6th Avenue and West 23rd Street, where Collopy was struck by the cyclist. (Google Maps)
6th Avenue and West 23rd Street, where Collopy was struck by the cyclist. (Google Maps)

Update: Any preliminary information from the NYPD is highly suspect, based on a follow-up reported by Streetsblog after initial publication of this article.

A Harlem man has died from his injuries sustained in a crash caused by a hit-and-run cyclist — and the NYPD is searching for the suspect, police said on Wednesday night.

According to the NYPD, Michael Collopy, 60, was hit by a cyclist at about 11:53 a.m. on July 31 as he stood in the protected bike lane at Sixth Avenue and 23rd Street, a busy corner. The cyclist kept on pedaling.

Emergency responders took Collopy to Bellevue Hospital, where he died on Aug. 5. The NYPD said that the city’s medical examiner declared that Collopy’s death stemmed from the injuries sustained in the crash with the cyclist. [Update: That information from the NYPD is not accurate.]

Police offered little other information, including a description of the cyclist, more on Collopy’s injuries beyond “head trauma, or even if there is video that could help ascertain what happened.

The intersection where Collopy was killed was the same location where Robyn Hightman was struck and killed by a truck driver in June. Collopy is the second pedestrian killed by a cyclist this year, and the 62nd pedestrian killed overall in 2019.

Sixth Avenue and 23rd is a chaotic street, with four through lanes for cars and two turning bays for drivers looking to go east or west on 23rd Street. Six cyclists, 18 pedestrians and 15 drivers have been injured at the intersection since January, 2016.

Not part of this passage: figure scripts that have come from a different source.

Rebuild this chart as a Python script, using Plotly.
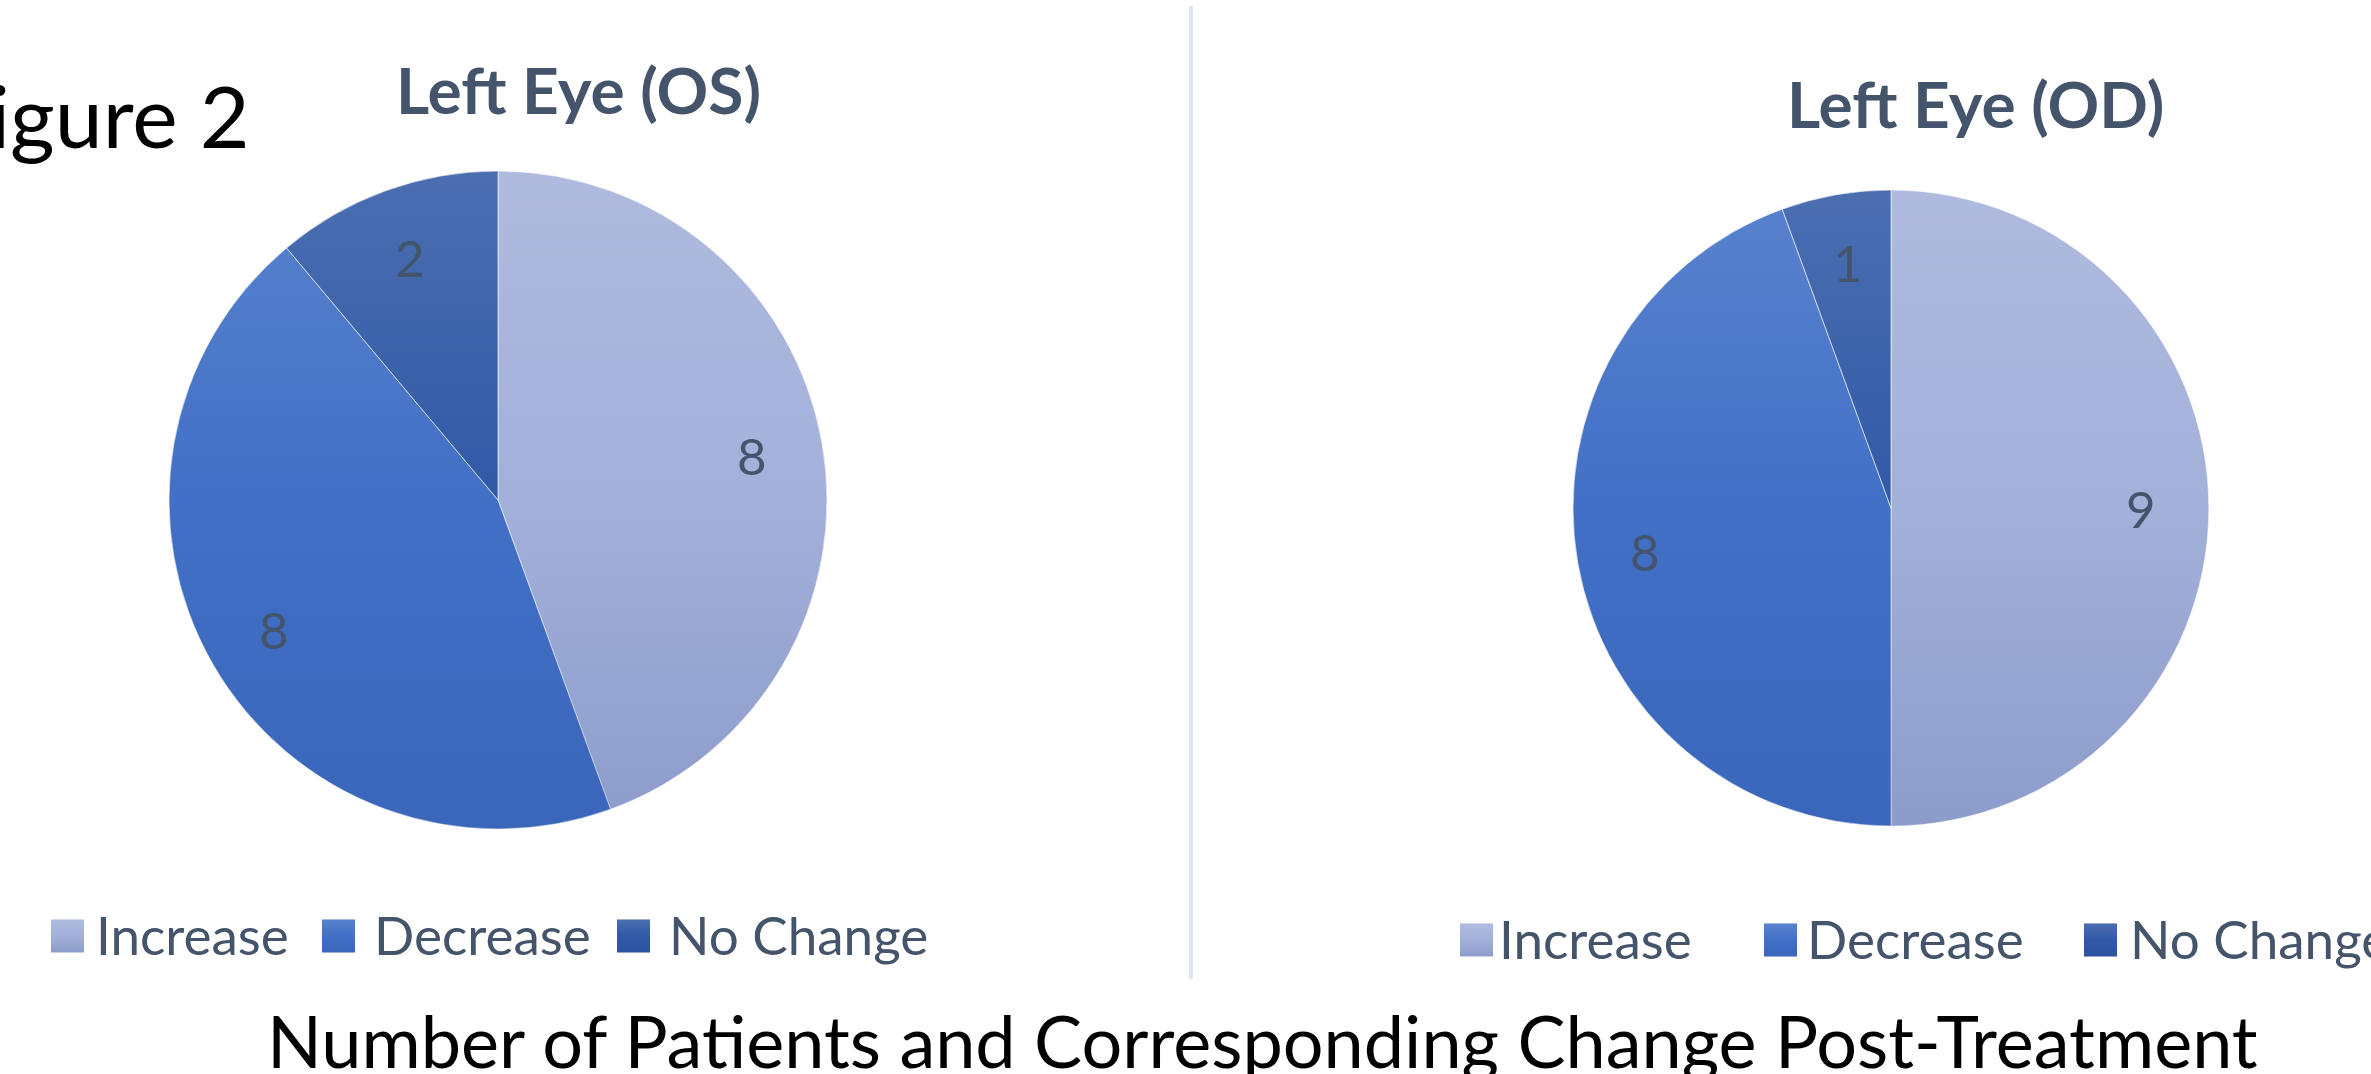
import math
import base64
import plotly.graph_objects as go

# ---- data ----
categories = ["Increase", "Decrease", "No Change"]
os_values = [8, 8, 2]
od_values = [9, 8, 1]
panel_titles = ["Left Eye (OS)", "Left Eye (OD)"]
main_title = "Number of Patients and Corresponding Change Post-Treatment"
figure_label = "Figure 2"
colors = ["#A3B0D9", "#4170C6", "#3159A6"]

W, H = 2371, 1074
TEXT = "#44546A"
FONT = "Lato"


def px(x):
    return x / W


def py(y):
    return 1 - y / H


def gradient_uri(shape):
    """Soft vertical shading (light top, darker bottom) like Office gradient fills."""
    body = ('<circle cx="50" cy="50" r="50" fill="url(#g)"/>' if shape == "circle"
            else '<rect x="0" y="0" width="100" height="100" fill="url(#g)"/>')
    svg = ('<svg xmlns="http://www.w3.org/2000/svg" width="100" height="100" '
           'viewBox="0 0 100 100" preserveAspectRatio="none">'
           '<defs><linearGradient id="g" x1="0" y1="0" x2="0" y2="1">'
           '<stop offset="0" stop-color="#ffffff" stop-opacity="0.13"/>'
           '<stop offset="0.5" stop-color="#ffffff" stop-opacity="0"/>'
           '<stop offset="0.5" stop-color="#14327d" stop-opacity="0"/>'
           '<stop offset="1" stop-color="#14327d" stop-opacity="0.16"/>'
           '</linearGradient></defs>' + body + '</svg>')
    return "data:image/svg+xml;base64," + base64.b64encode(svg.encode()).decode()


CIRCLE_URI = gradient_uri("circle")
RECT_URI = gradient_uri("rect")

fig = go.Figure()

panels = [
    dict(values=os_values, cx=498, cy=500, r=329, title=panel_titles[0], tx=578, ty=90,
         sq=[51, 322, 617], txt=[94, 372, 667], ly=936),
    dict(values=od_values, cx=1891, cy=508, r=318, title=panel_titles[1], tx=1975, ty=103,
         sq=[1460, 1764, 2084], txt=[1497, 1805, 2128], ly=940),
]

annotations = []
shapes = []
images = []

for i, p in enumerate(panels):
    cx, cy, r = p["cx"], p["cy"], p["r"]
    fig.add_trace(go.Pie(
        labels=categories,
        values=p["values"],
        sort=False,
        direction="clockwise",
        rotation=0,
        marker=dict(colors=colors, line=dict(color="rgba(255,255,255,0.6)", width=1)),
        textinfo="none",
        hoverinfo="label+value",
        showlegend=False,
        domain=dict(x=[px(cx - r), px(cx + r)], y=[py(cy + r), py(cy - r)]),
    ))
    images.append(dict(source=CIRCLE_URI, xref="paper", yref="paper",
                       x=px(cx - r), y=py(cy - r), sizex=2 * r / W, sizey=2 * r / H,
                       xanchor="left", yanchor="top", sizing="stretch", layer="above"))
    # data labels placed along each slice's bisector
    total = sum(p["values"])
    start = 0.0
    for v in p["values"]:
        span = 360.0 * v / total
        mid = math.radians(start + span / 2)
        lx = cx + 0.785 * r * math.sin(mid)
        ly = cy - 0.785 * r * math.cos(mid)
        annotations.append(dict(x=px(lx), y=py(ly), xref="paper", yref="paper",
                                text=str(v), showarrow=False,
                                font=dict(family=FONT, size=51, color=TEXT),
                                xanchor="center", yanchor="middle"))
        start += span
    # panel title
    annotations.append(dict(x=px(p["tx"]), y=py(p["ty"]), xref="paper", yref="paper",
                            text="<b>%s</b>" % p["title"], showarrow=False,
                            font=dict(family=FONT, size=64, color=TEXT),
                            xanchor="center", yanchor="middle"))
    # legend
    for k, cat in enumerate(categories):
        sx = p["sq"][k]
        shapes.append(dict(type="rect", xref="paper", yref="paper", layer="below",
                           x0=px(sx), x1=px(sx + 33),
                           y0=py(p["ly"] + 16.5), y1=py(p["ly"] - 16.5),
                           fillcolor=colors[k], line=dict(width=0)))
        images.append(dict(source=RECT_URI, xref="paper", yref="paper",
                           x=px(sx), y=py(p["ly"] - 16.5), sizex=33 / W, sizey=33 / H,
                           xanchor="left", yanchor="top", sizing="stretch", layer="above"))
        annotations.append(dict(x=px(p["txt"][k]), y=py(p["ly"] - 2), xref="paper", yref="paper",
                                text=cat, showarrow=False,
                                font=dict(family=FONT, size=53, color=TEXT),
                                xanchor="left", yanchor="middle"))

# divider between the two charts
shapes.append(dict(type="line", xref="paper", yref="paper", layer="below",
                   x0=px(1191), x1=px(1191), y0=py(6), y1=py(979),
                   line=dict(color="#DEE4EB", width=4)))

# figure label (its first letter falls off the left edge, as in the source)
annotations.append(dict(x=px(252), y=py(114), xref="paper", yref="paper",
                        text=figure_label, showarrow=False,
                        font=dict(family=FONT, size=86, color="#000000"),
                        xanchor="right", yanchor="middle"))

# overall caption
annotations.append(dict(x=px(1262), y=py(1040), xref="paper", yref="paper",
                        text=main_title, showarrow=False,
                        font=dict(family=FONT, size=72, color="#000000"),
                        xanchor="center", yanchor="middle"))

fig.update_layout(
    width=W, height=H,
    margin=dict(l=0, r=0, t=0, b=0),
    paper_bgcolor="white",
    plot_bgcolor="white",
    annotations=annotations,
    shapes=shapes,
    images=images,
    showlegend=False,
)

fig.write_html("out.html")
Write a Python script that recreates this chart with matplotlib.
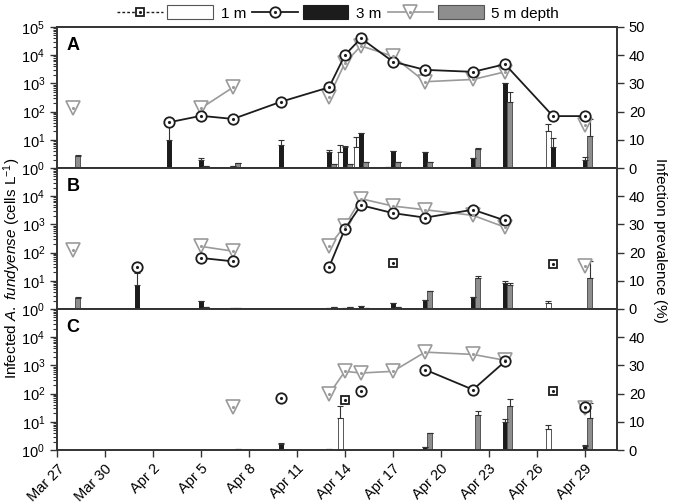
import numpy as np
import pandas as pd
import matplotlib
matplotlib.use("Agg")
import matplotlib.pyplot as plt
import matplotlib.dates as mdates
from matplotlib.lines import Line2D
from matplotlib.patches import Patch
from matplotlib.legend_handler import HandlerTuple
from matplotlib.ticker import LogLocator, NullFormatter, FixedLocator

plt.rcParams["font.family"] = ["Liberation Sans", "DejaVu Sans"]
plt.rcParams["mathtext.fontset"] = "custom"
plt.rcParams["mathtext.rm"] = "Liberation Sans"
plt.rcParams["mathtext.it"] = "Liberation Sans:italic"
plt.rcParams["mathtext.bf"] = "Liberation Sans:bold"

nan = np.nan

# sampling dates
dates = pd.to_datetime(["2010-03-28", "2010-04-01", "2010-04-03", "2010-04-05",
                        "2010-04-07", "2010-04-10", "2010-04-13", "2010-04-14",
                        "2010-04-15", "2010-04-17", "2010-04-19", "2010-04-22",
                        "2010-04-24", "2010-04-27", "2010-04-29"])
tick_dates = pd.date_range("2010-03-27", periods=12, freq="3D")
tick_labels = [d.strftime("%b ") + str(d.day) for d in tick_dates]
panel_names = ["A", "B", "C"]

#                 Mar28 Apr1  Apr3  Apr5  Apr7  Apr10 Apr13 Apr14 Apr15 Apr17 Apr19 Apr22 Apr24 Apr27 Apr29
# infection prevalence (%), right axis
prev_1m = [
    [nan, nan, nan, nan, nan, nan, nan, nan, nan, nan, nan, nan, nan, nan, nan],
    [nan, nan, nan, nan, nan, nan, nan, nan, nan, 16.4, nan, nan, nan, 16.0, nan],
    [nan, nan, nan, nan, nan, nan, nan, 17.9, nan, nan, nan, nan, nan, 20.8, nan],
]
prev_3m = [
    [nan, nan, 16.2, 18.5, 17.4, 23.5, 28.6, 40.1, 46.0, 37.7, 34.8, 34.1, 36.8, 18.4, 18.4],
    [nan, 14.8, nan, 18.1, 16.9, nan, 14.8, 28.5, 36.8, 34.0, 32.4, 35.2, 31.4, nan, nan],
    [nan, nan, nan, nan, nan, 18.3, nan, nan, 21.0, nan, 28.5, 21.4, 31.4, nan, 15.3],
]
prev_5m = [
    [21.4, nan, nan, 21.2, 28.6, nan, 25.3, 37.3, 43.3, 39.6, 30.6, 31.4, 34.1, nan, 15.2],
    [21.0, nan, nan, 22.2, 20.5, nan, 22.2, 29.6, 39.1, 36.5, 35.2, 33.2, 29.0, nan, 15.1],
    [nan, nan, nan, nan, 15.3, nan, 19.8, 27.9, 27.3, 27.9, 34.7, 33.9, 31.8, nan, 14.9],
]

# infected cells (cells L-1), left axis; *_top = top of error bar
cells_1m = [
    [nan, nan, nan, nan, nan, nan, nan, 3.8, 5.7, 1.1, nan, nan, nan, 20.5, nan],
    [nan, nan, nan, nan, nan, nan, nan, nan, nan, nan, nan, nan, nan, 1.7, nan],
    [nan, nan, nan, nan, nan, nan, nan, 13.2, nan, nan, nan, nan, nan, 5.5, nan],
]
cells_1m_top = [
    [nan, nan, nan, nan, nan, nan, nan, 6.5, 12.9, nan, nan, nan, nan, 35, nan],
    [nan, nan, nan, nan, nan, nan, nan, nan, nan, nan, nan, nan, nan, 1.9, nan],
    [nan, nan, nan, nan, nan, nan, nan, 36.7, nan, nan, nan, nan, nan, 7.6, nan],
]
cells_3m = [
    [nan, nan, 9.8, 2.0, 1.2, 6.5, 3.8, 5.7, 17, 4.0, 3.8, 2.3, 1000, 5.7, 2.0],
    [nan, 7.3, nan, 1.86, 1.1, nan, 1.1, 1.1, 1.24, 1.7, 2.1, 2.6, 8.1, nan, nan],
    [nan, nan, nan, nan, nan, 1.63, 1.1, nan, nan, nan, 1.3, nan, 10, nan, 1.42],
]
cells_3m_top = [
    [nan, nan, 43, 2.2, nan, 9.8, 4.2, 6.0, 18, nan, nan, nan, nan, 11.3, 2.5],
    [nan, 18.5, nan, nan, nan, nan, nan, nan, nan, nan, nan, nan, 9.7, nan, nan],
    [nan, nan, nan, nan, nan, 1.8, nan, nan, nan, nan, nan, nan, 13, nan, 1.5],
]
cells_5m = [
    [2.7, nan, nan, 1.2, 1.47, nan, 1.39, 1.4, 1.67, 1.67, 1.6, 4.6, 224, nan, 14],
    [2.4, nan, nan, 1.2, 1.05, nan, 1.2, 1.15, 1.1, 1.2, 4.2, 12.7, 7.1, nan, 12.7],
    [nan, nan, nan, nan, 1.05, nan, nan, nan, nan, nan, 3.9, 17.3, 36.7, nan, 13.2],
]
cells_5m_top = [
    [2.9, nan, nan, nan, nan, nan, nan, nan, nan, nan, nan, 5.0, 510, nan, 53],
    [2.6, nan, nan, nan, nan, nan, nan, nan, nan, nan, 4.5, 15, 8.6, nan, 52],
    [nan, nan, nan, nan, nan, nan, nan, nan, nan, nan, 4.1, 24, 63, nan, 48],
]

grey_line = "#9a9a9a"
grey_bar = "#8e8e8e"
dark = "#1c1c1c"
spine_c = "#333333"

x = mdates.date2num(dates)
bw = 0.3

fig = plt.figure(figsize=(6.75, 5.03), dpi=100)
gs = fig.add_gridspec(3, 1, left=57 / 675, right=617 / 675, top=1 - 27 / 503,
                      bottom=1 - 450 / 503, hspace=0)


def up_err(vals, tops):
    vals = np.asarray(vals, float)
    tops = np.asarray(tops, float)
    e = np.where(np.isnan(tops), 0, tops - np.nan_to_num(vals))
    return [np.zeros_like(e), np.clip(e, 0, None)]


for i in range(3):
    ax = fig.add_subplot(gs[i])
    ax.set_yscale("log")
    ekw = dict(ecolor=spine_c, elinewidth=0.8, capsize=2, capthick=0.8)
    for off, vals, tops, fc, ec in [(-bw, cells_1m[i], cells_1m_top[i], "white", "#555555"),
                                    (0, cells_3m[i], cells_3m_top[i], dark, dark),
                                    (bw, cells_5m[i], cells_5m_top[i], grey_bar, "#555555")]:
        v = np.asarray(vals, float)
        ax.bar(x + off, np.nan_to_num(v), width=bw, color=fc, edgecolor=ec, linewidth=0.7,
               yerr=up_err(vals, tops), error_kw=ekw, zorder=2)
    ax.set_ylim(1, 1e5)
    ax.set_xlim(mdates.date2num(pd.Timestamp("2010-03-27")),
                mdates.date2num(pd.Timestamp("2010-05-01")))
    ax.yaxis.set_major_locator(FixedLocator([10.0 ** k for k in range(6 if i == 0 else 5)]))
    ax.yaxis.set_minor_locator(LogLocator(base=10, subs=np.arange(2, 10), numticks=20))
    ax.yaxis.set_minor_formatter(NullFormatter())
    ax.set_xticks(mdates.date2num(tick_dates))
    if i == 2:
        ax.set_xticklabels(tick_labels, rotation=45, ha="right", rotation_mode="anchor")
    else:
        ax.set_xticklabels([])
    ax.tick_params(axis="both", which="major", direction="out", length=5, width=1,
                   color=spine_c, labelsize=10.5)
    ax.tick_params(axis="y", which="minor", direction="out", length=3, width=0.8, color=spine_c)
    for s in ax.spines.values():
        s.set_color(spine_c)
        s.set_linewidth(1.2)
    ax.text(0.017, 0.93, panel_names[i], transform=ax.transAxes, fontsize=13,
            fontweight="bold", va="top", ha="left")

    ax2 = ax.twinx()
    ax2.set_ylim(0, 50)
    ax2.set_yticks(range(0, 60 if i == 0 else 50, 10))
    ax2.tick_params(axis="y", direction="out", length=5, width=1, color=spine_c, labelsize=10.5)
    for s in ax2.spines.values():
        s.set_color(spine_c)
        s.set_linewidth(1.2)
    ax2.plot(x, prev_1m[i], linestyle=(0, (2, 1.5)), color=dark, lw=1, marker="s", ms=6,
             mfc="white", mec=dark, mew=1.3, zorder=3)
    ax2.plot(x, prev_5m[i], color=grey_line, lw=1.2, marker="v", ms=10, mfc="white",
             mec=grey_line, mew=1.2, zorder=3)
    ax2.plot(x, prev_3m[i], color=dark, lw=1.3, marker="o", ms=7.5, mfc="white",
             mec=dark, mew=1.3, zorder=4)
    ax2.plot(x, prev_1m[i], ls="none", marker=".", ms=2.5, color=dark, zorder=5)
    ax2.plot(x, prev_5m[i], ls="none", marker=".", ms=2.5, color=grey_line, zorder=5)
    ax2.plot(x, prev_3m[i], ls="none", marker=".", ms=2.5, color=dark, zorder=5)

fig.text(12 / 675, 1 - 268 / 503, r"Infected $\it{A.\ fundyense}$ (cells L$^{-1}$)",
         rotation=90, va="center", ha="center", fontsize=11)
fig.text(660 / 675, 1 - 240 / 503, "Infection prevalence (%)", rotation=270,
         va="center", ha="center", fontsize=11)

# legend
def pair(line_kw, dot_color, patch_kw):
    ln = Line2D([], [], **line_kw)
    dot = Line2D([], [], ls="none", marker=".", ms=2.5, color=dot_color)
    return ((ln, dot), Patch(**patch_kw))

h1 = pair(dict(ls=(0, (2, 1.5)), color=dark, lw=1, marker="s", ms=6, mfc="white", mec=dark, mew=1.3),
          dark, dict(facecolor="white", edgecolor="#555555", lw=0.8))
h2 = pair(dict(color=dark, lw=1.3, marker="o", ms=7.5, mfc="white", mec=dark, mew=1.3),
          dark, dict(facecolor=dark, edgecolor=dark, lw=0.8))
h3 = pair(dict(color=grey_line, lw=1.2, marker="v", ms=10, mfc="white", mec=grey_line, mew=1.2),
          grey_line, dict(facecolor=grey_bar, edgecolor="#555555", lw=0.8))
hm = {h: HandlerTuple(ndivide=None, pad=0.3) for h in (h1, h2, h3)}
fig.legend([h1, h2, h3], ["1 m", "3 m", "5 m depth"], handler_map=hm, ncol=3,
           loc="center", bbox_to_anchor=(338 / 675, 1 - 13 / 503), frameon=False,
           fontsize=11, handlelength=6.3, handleheight=1.0, handletextpad=0.5,
           columnspacing=0.4, borderpad=0)

fig.savefig("out.png", dpi=100)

The death of Michael Collopy is likely to spur a backlash from drivers and some media figures who complain that cyclists are “out of control” in the city — but very few pedestrians have been killed by cyclists, especially when compared to the carnage caused by automobile drivers.

Since 2012, the first full year when the Department of Transportation was required to collect such data, seven New York City pedestrians have been struck and killed by cyclists, compared to 1,008 killed by drivers.

On average, the pedestrian annual death toll by cyclists is less than one. But roughly 138 pedestrians are killed in the average year by cars in New York City.